* [Written problem]:
Reproduce the listing below without changes, except that pictures are left out.

##### Data #####

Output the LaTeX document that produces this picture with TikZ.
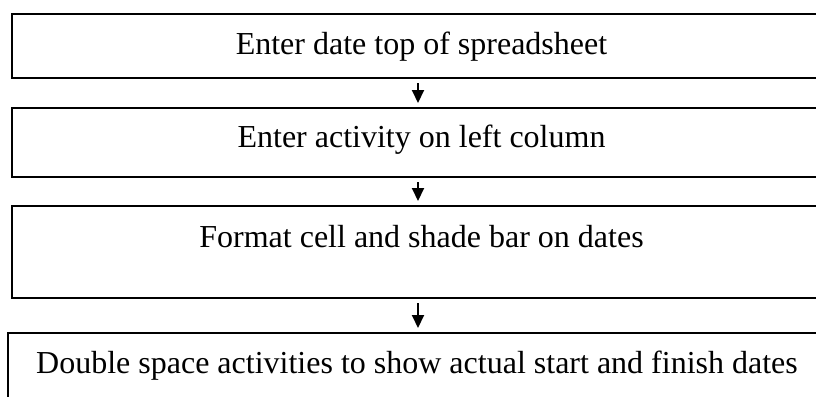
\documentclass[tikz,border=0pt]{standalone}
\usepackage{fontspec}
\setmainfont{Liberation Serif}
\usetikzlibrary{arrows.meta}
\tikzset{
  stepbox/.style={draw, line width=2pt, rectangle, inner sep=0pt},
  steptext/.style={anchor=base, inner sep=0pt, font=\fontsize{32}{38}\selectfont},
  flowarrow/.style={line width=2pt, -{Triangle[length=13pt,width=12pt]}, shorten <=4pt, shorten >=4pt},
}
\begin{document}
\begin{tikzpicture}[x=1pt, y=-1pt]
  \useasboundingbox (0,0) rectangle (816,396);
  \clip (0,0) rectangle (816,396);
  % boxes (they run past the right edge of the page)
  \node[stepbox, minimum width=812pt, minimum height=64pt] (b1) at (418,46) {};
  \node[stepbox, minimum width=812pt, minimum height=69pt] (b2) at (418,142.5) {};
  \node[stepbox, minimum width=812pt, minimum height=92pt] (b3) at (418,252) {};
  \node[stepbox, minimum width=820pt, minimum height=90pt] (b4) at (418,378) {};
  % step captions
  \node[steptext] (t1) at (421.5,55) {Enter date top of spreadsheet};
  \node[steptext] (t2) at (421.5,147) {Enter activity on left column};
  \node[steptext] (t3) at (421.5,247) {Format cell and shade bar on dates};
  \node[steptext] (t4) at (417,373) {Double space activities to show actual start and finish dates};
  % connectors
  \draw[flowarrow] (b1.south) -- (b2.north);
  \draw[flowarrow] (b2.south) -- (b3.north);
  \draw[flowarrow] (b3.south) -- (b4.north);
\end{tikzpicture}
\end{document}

#####

* [Exercise output]:
Output the LaTeX document that produces this picture with TikZ.
\documentclass[tikz,border=0pt]{standalone}
\usepackage{fontspec}
\setmainfont{Liberation Serif}
\usetikzlibrary{arrows.meta}
\tikzset{
  stepbox/.style={draw, line width=2pt, rectangle, inner sep=0pt},
  steptext/.style={anchor=base, inner sep=0pt, font=\fontsize{32}{38}\selectfont},
  flowarrow/.style={line width=2pt, -{Triangle[length=13pt,width=12pt]}, shorten <=4pt, shorten >=4pt},
}
\begin{document}
\begin{tikzpicture}[x=1pt, y=-1pt]
  \useasboundingbox (0,0) rectangle (816,396);
  \clip (0,0) rectangle (816,396);
  % boxes (they run past the right edge of the page)
  \node[stepbox, minimum width=812pt, minimum height=64pt] (b1) at (418,46) {};
  \node[stepbox, minimum width=812pt, minimum height=69pt] (b2) at (418,142.5) {};
  \node[stepbox, minimum width=812pt, minimum height=92pt] (b3) at (418,252) {};
  \node[stepbox, minimum width=820pt, minimum height=90pt] (b4) at (418,378) {};
  % step captions
  \node[steptext] (t1) at (421.5,55) {Enter date top of spreadsheet};
  \node[steptext] (t2) at (421.5,147) {Enter activity on left column};
  \node[steptext] (t3) at (421.5,247) {Format cell and shade bar on dates};
  \node[steptext] (t4) at (417,373) {Double space activities to show actual start and finish dates};
  % connectors
  \draw[flowarrow] (b1.south) -- (b2.north);
  \draw[flowarrow] (b2.south) -- (b3.north);
  \draw[flowarrow] (b3.south) -- (b4.north);
\end{tikzpicture}
\end{document}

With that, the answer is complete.